CALENDA E LA CRESCITA

Carlo Calenda, ministro dello Sviluppo economico, sul quotidiano Il Foglio ha illustrato compiutamente quali sono le sue idee per far crescere l’Italia: “Il nostro obiettivo Paese deve essere dunque quello di rimanere saldamente dentro la cabina di regia europea portando l’Italia a catturare definitivamente la domanda internazionale di beni, servizi, turismo e cultura. Aumentare il rapporto tra esportazioni e Pil di 20 punti percentuali, come fatto dalla Germania, grazie soprattutto alle riforme dell’era Schroder, implica concentrare ogni euro disponibile su imprese, lavoro e competitività del Paese. Importare i tassi di crescita del mondo in un’economia matura con una demografia piatta è una missione congeniale all’Italia, come dimostrano gli ultimi dati sull’export. Dobbiamo sostenere e accelerare questa transizione verso un ‘modello tedesco’. Il ‘come’ è piuttosto intuitivo e va nella direzione di alcune cose fatte negli ultimi quattro anni: sostegno fiscale agli investimenti privati, all’innovazione e all’internalizzazione, ampliando il piano Industria 4.0 e quello sul ‘Made in Italy’, un taglio deciso del cuneo fiscale e contributivo a partire dai giovani, un investimento serio sulla formazione professionale e sulle altre politiche attive, il definitivo superamento di un modello contrattuale vecchio che raramente tiene conto di produttività, welfare aziendale e formazione. Un esempio da estendere può essere quello del contratto dei metalmeccanici”.

PRODI E LE POLITICHE ATTIVE DA FARE

L’ex premier Romano Prodi sul Messaggero di domenica scorsa ha indicato quali politiche attive adottare quando il congelamento dei salari e l’aumento della disoccupazione provocano una sostanziale diminuzione dei consumi ed un freno alla crescita. “Lo strumento che più contribuisce ad una maggiore uguaglianza è certamente la scuola. Subito dopo vengono la salute, la casa e la politica salariale”.
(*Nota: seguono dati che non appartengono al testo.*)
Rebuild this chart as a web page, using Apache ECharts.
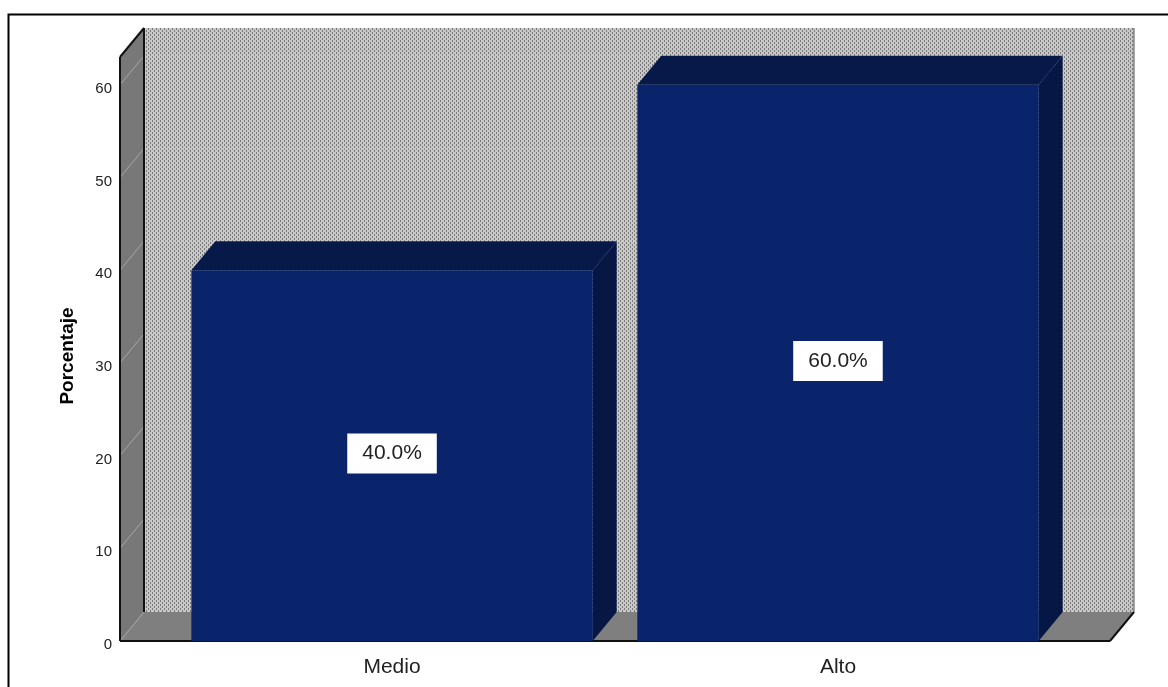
<!DOCTYPE html>
<html>
<head>
<meta charset="utf-8">
<script src="https://cdn.jsdelivr.net/npm/echarts@6/dist/echarts.min.js"></script>
<style>
  html, body { margin: 0; padding: 0; background: #ffffff; }
  #chart { width: 1168px; height: 687px; }
</style>
</head>
<body>
<div id="chart"></div>
<script>
// Data
const categories = ['Medio', 'Alto'];
const percentages = [40.0, 60.0];
const yTicks = [0, 10, 20, 30, 40, 50, 60];

// Axis ranges (axis units)
const X_MIN = -0.61;
const X_MAX = 1.61;
const Y_MAX = 63;
const BAR_WIDTH = 0.9;

// 3D depth offset in pixels
const DX = 24;
const DY = -29;

const FONT = '"Liberation Sans", Arial, sans-serif';

// Dotted fill used for the back wall
function makeDotPattern() {
  const c = document.createElement('canvas');
  c.width = 4; c.height = 4;
  const ctx = c.getContext('2d');
  ctx.fillStyle = '#c8c8c8';
  ctx.fillRect(0, 0, 4, 4);
  ctx.fillStyle = '#7a7a7a';
  ctx.fillRect(0, 0, 1, 2);
  ctx.fillRect(2, 2, 1, 2);
  return c;
}
const dotPattern = makeDotPattern();

function renderWalls(params, api) {
  const cs = params.coordSys;
  const x0 = cs.x, y0 = cs.y, w = cs.width, h = cs.height;
  const bottom = y0 + h;
  const children = [];
  // back wall
  children.push({
    type: 'rect',
    shape: { x: x0 + DX, y: y0 + DY, width: w, height: h },
    style: { fill: { image: dotPattern, repeat: 'repeat' } }
  });
  // left side wall
  children.push({
    type: 'polygon',
    shape: { points: [[x0, y0], [x0 + DX, y0 + DY], [x0 + DX, bottom + DY], [x0, bottom]] },
    style: { fill: '#787878' }
  });
  // floor
  children.push({
    type: 'polygon',
    shape: { points: [[x0, bottom], [x0 + DX, bottom + DY], [x0 + w + DX, bottom + DY], [x0 + w, bottom]] },
    style: { fill: '#7f7f7f' }
  });
  // gridlines on side wall and back wall
  yTicks.forEach(function (t) {
    const y = api.coord([X_MIN, t])[1];
    if (t > 0) {
      children.push({
        type: 'line',
        shape: { x1: x0 + DX, y1: y + DY, x2: x0 + w + DX, y2: y + DY },
        style: { stroke: 'rgba(210,210,210,0.4)', lineWidth: 1 }
      });
    }
    children.push({
      type: 'line',
      shape: { x1: x0, y1: y, x2: x0 + DX, y2: y + DY },
      style: { stroke: '#a6a6a6', lineWidth: 1 }
    });
  });
  // edges
  const edge = function (x1, y1, x2, y2, color, lw) {
    children.push({
      type: 'line',
      shape: { x1: x1, y1: y1, x2: x2, y2: y2 },
      style: { stroke: color, lineWidth: lw }
    });
  };
  edge(x0 + DX, y0 + DY, x0 + DX, bottom + DY, '#111', 2);
  edge(x0 + w + DX, y0 + DY, x0 + w + DX, bottom + DY, '#555', 1);
  edge(x0, y0, x0 + DX, y0 + DY, '#111', 2);
  edge(x0, y0, x0, bottom, '#111', 2);
  edge(x0, bottom, x0 + w, bottom, '#111', 2);
  edge(x0 + w, bottom, x0 + w + DX, bottom + DY, '#111', 2);
  return { type: 'group', children: children };
}

function renderBar(params, api) {
  const i = api.value(0);
  const v = api.value(1);
  const topPt = api.coord([i, v]);
  const basePt = api.coord([i, 0]);
  const bw = api.size([BAR_WIDTH, 0])[0];
  const cx = topPt[0];
  const top = topPt[1];
  const base = basePt[1];
  const left = cx - bw / 2;
  const right = cx + bw / 2;
  return {
    type: 'group',
    children: [
      {
        type: 'polygon',
        shape: { points: [[right, top], [right + DX, top + DY], [right + DX, base + DY], [right, base]] },
        style: { fill: '#061746' }
      },
      {
        type: 'polygon',
        shape: { points: [[left, top], [left + DX, top + DY], [right + DX, top + DY], [right, top]] },
        style: { fill: '#061948' }
      },
      {
        type: 'rect',
        shape: { x: left, y: top, width: bw, height: base - top },
        style: { fill: '#0a246c' }
      },
      {
        type: 'text',
        x: cx,
        y: (top + base) / 2 - 2,
        style: {
          text: v.toFixed(1) + '%',
          fontFamily: FONT,
          fontSize: 21,
          fill: '#222',
          align: 'center',
          verticalAlign: 'middle',
          backgroundColor: '#ffffff',
          padding: [9, 15, 9, 15],
          lineHeight: 22
        }
      }
    ]
  };
}

const chart = echarts.init(document.getElementById('chart'), null, { renderer: 'canvas' });
chart.setOption({
  animation: false,
  backgroundColor: '#ffffff',
  graphic: [{
    type: 'rect',
    left: 6, top: 12,
    shape: { width: 1175, height: 690 },
    style: { fill: 'none', stroke: '#000', lineWidth: 2 },
    z: 10
  }],
  grid: { left: 120, right: 58, top: 57, bottom: 46 },
  xAxis: {
    type: 'value',
    min: X_MIN,
    max: X_MAX,
    axisLine: { show: false },
    axisTick: { show: false },
    splitLine: { show: false },
    axisLabel: {
      customValues: [0, 1],
      formatter: function (v) { return categories[Math.round(v)]; },
      fontFamily: FONT,
      fontSize: 21,
      color: '#222',
      margin: 16
    }
  },
  yAxis: {
    type: 'value',
    min: 0,
    max: Y_MAX,
    interval: 10,
    name: 'Porcentaje',
    nameLocation: 'middle',
    nameRotate: 90,
    nameGap: 43,
    nameTextStyle: {
      fontFamily: FONT, fontSize: 19, fontWeight: 'bold', color: '#000',
      padding: [0, 14, 0, 0]
    },
    axisLine: { show: false },
    axisTick: { show: false },
    splitLine: { show: false },
    axisLabel: {
      customValues: yTicks,
      fontFamily: FONT,
      fontSize: 15,
      color: '#222',
      margin: 8,
      verticalAlign: 'top',
      lineHeight: 8
    }
  },
  series: [
    {
      type: 'custom',
      renderItem: renderWalls,
      data: [[0, 0]],
      encode: { x: 0, y: 1 },
      clip: false,
      silent: true,
      z: 1
    },
    {
      type: 'custom',
      renderItem: renderBar,
      data: categories.map(function (c, i) { return [i, percentages[i]]; }),
      encode: { x: 0, y: 1 },
      clip: false,
      z: 3
    }
  ]
});
</script>
</body>
</html>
FERRERA E IL LAVORO PER I GIOVANI

Per ultimo è importante segnalare una interessante proposta avanzata sul Corriere della Sera da Maurizio Ferrera: “Un cinque per mille (o anche un due, per cominciare) a favore del lavoro dei giovani da usare per la decontribuzione”. Investimenti, quindi, a favore della politica industriale ma anche solidarietà fra generazioni. Così il Paese può crescere.